### Given exercise
Gather up the lines with the word "this" in them.

### Entries provided

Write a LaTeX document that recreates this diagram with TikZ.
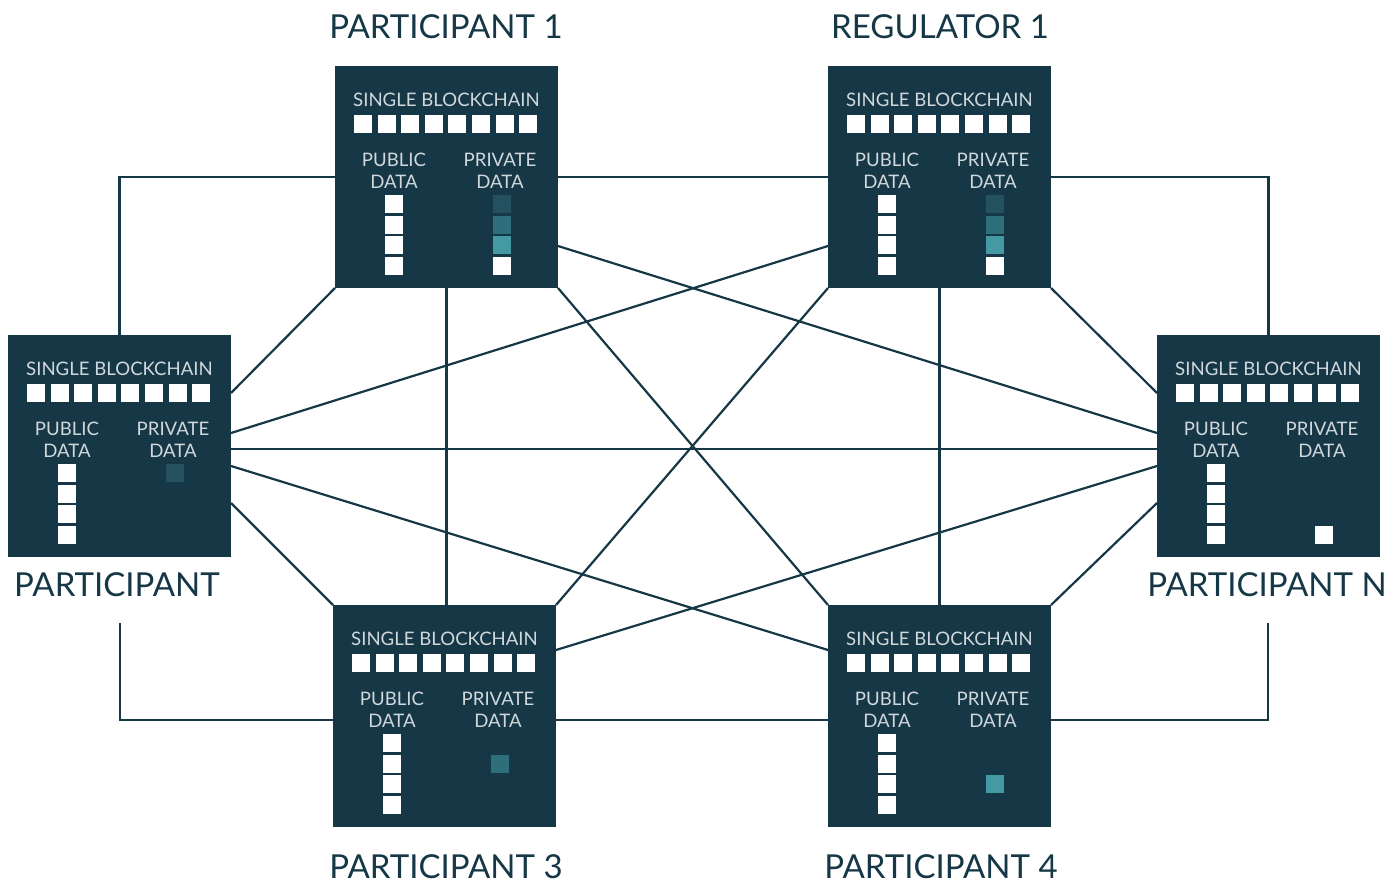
\documentclass[tikz,border=0pt]{standalone}
\usepackage{fontspec}
\setmainfont{Lato}
\usetikzlibrary{backgrounds}
\definecolor{navy}{HTML}{163746}
\definecolor{paletext}{HTML}{D0D8DC}
\definecolor{privA}{HTML}{245160}
\definecolor{privB}{HTML}{2F6E7B}
\definecolor{privC}{HTML}{4499A4}
\tikzset{
  ledgerbox/.style={fill=navy, minimum width=223pt, minimum height=222pt, inner sep=0pt, outer sep=0pt},
  intext/.style={text=paletext, font=\fontsize{18.6}{22}\selectfont, anchor=base, inner sep=0pt},
  caption/.style={text=navy, font=\fontsize{33}{37}\selectfont, anchor=base, inner sep=0pt},
  link/.style={draw=navy, line width=2.2pt},
}
% #1 name, #2 left x, #3 top y, #4 private blocks as slot/colour
\newcommand\ledger[4]{%
  \node[ledgerbox] (#1) at ({#2+111.5},{#3+111}) {};
  \begin{scope}[shift={(#2,#3)}]
    \node[intext] (#1-chain) at (111.5,40) {SINGLE BLOCKCHAIN};
    \foreach \i in {0,...,7} \fill[white] ({19+23.6*\i},49) rectangle ++(18,18);
    \node[intext] (#1-pub) at (59,100) {PUBLIC};
    \node[intext] (#1-pubd) at (59,122) {DATA};
    \node[intext] (#1-priv) at (165,100) {PRIVATE};
    \node[intext] (#1-privd) at (165,122) {DATA};
    \foreach \s in {0,...,3} \fill[white] (50,{129+20.7*\s}) rectangle ++(18,18);
    \foreach \s/\c in {#4} \fill[\c] (158,{129+20.7*\s}) rectangle ++(18,18);
  \end{scope}}
\begin{document}
\begin{tikzpicture}[x=1pt,y=-1pt]
\useasboundingbox (0,0) rectangle (1399,881);

% ledgers
\ledger{p1}{335}{66}{0/privA,1/privB,2/privC,3/white}
\ledger{r1}{828}{66}{0/privA,1/privB,2/privC,3/white}
\ledger{pleft}{8}{335}{0/privA}
\ledger{pn}{1157}{335}{3/white}
\ledger{p3}{333}{605}{1/privB}
\ledger{p4}{828}{605}{2/privC}

% captions
\node[caption] (cap-p1) at (446,38) {PARTICIPANT 1};
\node[caption] (cap-r1) at (940,38) {REGULATOR 1};
\node[caption] (cap-pleft) at (117,596) {PARTICIPANT};
\node[caption] (cap-pn) at (1267,596) {PARTICIPANT N};
\node[caption] (cap-p3) at (446,878) {PARTICIPANT 3};
\node[caption] (cap-p4) at (941,878) {PARTICIPANT 4};

\coordinate (stub-left) at (120,623);
\coordinate (stub-right) at (1268,623);

% network links
\begin{scope}[on background layer]
  \draw[link] (p1.west) -| (pleft.north);
  \draw[link] (r1.east) -| (pn.north);
  \draw[link] (stub-left) |- ([yshift=-4pt]p3.west);
  \draw[link] (stub-right) |- ([yshift=-4pt]p4.east);
  \draw[link] (p1.east) -- (r1.west);
  \draw[link] ([yshift=-4pt]p3.east) -- ([yshift=-4pt]p4.west);
  \draw[link] (p1.south) -- (p1.south |- p3.north);
  \draw[link] (r1.south) -- (r1.south |- p4.north);
  \draw[link] (p1.south west) -- ([yshift=53pt]pleft.east);
  \draw[link] (p1.south east) -- (p4.north west);
  \draw[link] (r1.south west) -- (p3.north east);
  \draw[link] (r1.south east) -- ([yshift=53pt]pn.west);
  \draw[link] ([yshift=-69pt]p1.east) -- ([yshift=13pt]pn.west);
  \draw[link] ([yshift=-69pt]r1.west) -- ([yshift=13pt]pleft.east);
  \draw[link] ([yshift=-3pt]pleft.east) -- ([yshift=-3pt]pn.west);
  \draw[link] ([yshift=-20pt]pleft.east) -- ([yshift=66pt]p4.west);
  \draw[link] ([yshift=-20pt]pn.west) -- ([yshift=66pt]p3.east);
  \draw[link] ([yshift=-57pt]pleft.east) -- (p3.north west);
  \draw[link] ([yshift=-57pt]pn.west) -- (p4.north east);
\end{scope}
\end{tikzpicture}
\end{document}
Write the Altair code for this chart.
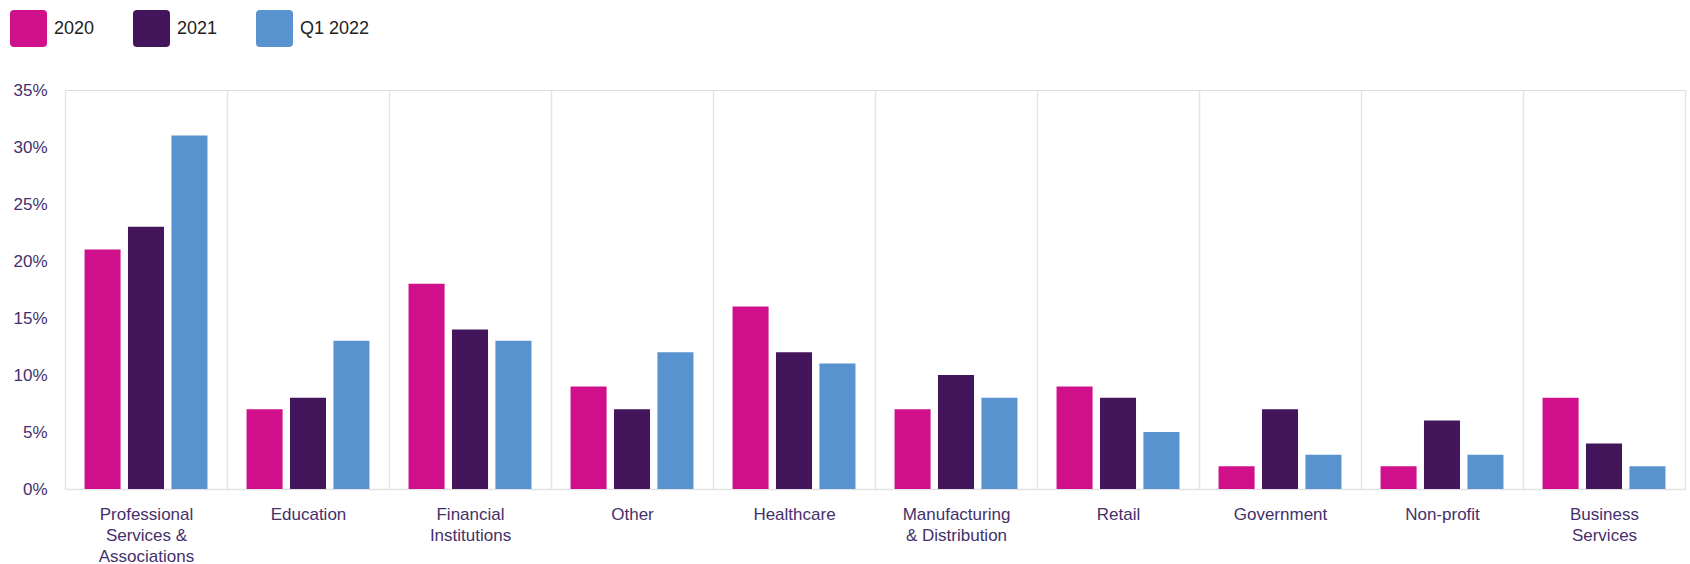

### Full solution
Write a LaTeX document that recreates this diagram with TikZ.
Write the Altair code for this chart.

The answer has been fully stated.